I dont think anyone has a problem with PvP players getting together and duking it out. In fact I would imagine thats most peoples preference. Its seal clubbers that get peoples backs up from what I've seen.
His point is that there is a trend to paint PvP with broad, negative, and generally inaccurate, strokes.
Frankly, neither of those forms of PvP hold much appeal for me. I don't much like organized matches because they are too artificial and have too many rules...they aren't representative of the combat I see in more organic encounters, and focusing only on organized matches, while useful for developing certain core skills, leaves one unprepared for other challenges. Likewise, I don't 'seal club' because it brings me no enjoyment as a player and serves none of my CMDRs goals.
PvP is a huge spectrum of activities undertaken for a huge variety of reasons.
If a significant fraction of the PvP community didn't also grief and (previously) cheat, people wouldn't call them griefers and cheaters. Blame the rotten members of your own community for tarnishing what could have been a good reputation.
PvP players regularly talk about how PvE players need to accept the consequences for their decisions about how they play. Well the same is true for PvP players. They collectively chose to accept griefers and cheaters as members of their community, and what was sown is now being reaped.

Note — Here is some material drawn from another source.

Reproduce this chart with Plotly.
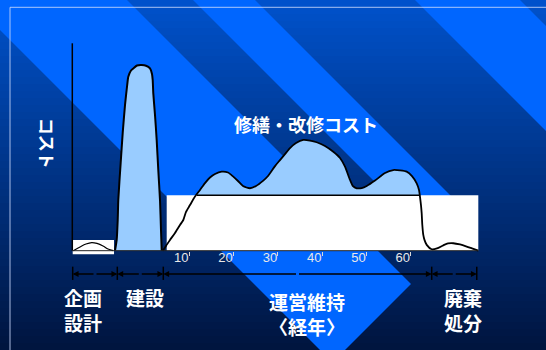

Don't get me wrong, it's unfair as all hell for the PvP players who don't want their community to be that way. There are PvP players I like and respect, and I'm genuinely disappointed that they have to constantly defend their playstyle. But it is what it is.
Trying to shoehorn PvP players into a single community is a prime example of the over generalizations that are habitually made.
I just don;t want PvP to dominate the rule set
PvP must dominate the ruleset because the PvE systems are incapable of pushing the boundaries of what's possible and thus incapable of revealing flaws to the same degree.
Any structure or system has to be build around the outliers...catering only to the mean gives you something highly unsound that's prone to collapse when an uncommon strain presents itself.
I thought a sandbox game provided stuff with which to build and create the environent. The prime example being Minecraft. There's NOTHING like that in ED so I would not call it a sandbox game in any way.
I disagree that Elite lacks this.
Elite: Dangerous' sandbox is simply more abstract. As is much of the PvP.
In
Minecraft you build with blocks. In
Elite you build with the background sim and public perception. In the former, the 'sand' is literally the terrain. In the later it's politics, economics, and belief.
I personally consider ED to be a sandbox MMO.
That's not true now the block list actually works people may be willing to return if they can tailor their version of open to remove specific players.
Fracturing Open into a cluster of arbitrarily exclusionary instances is no return to Open, just a degradation of it's function and purpose.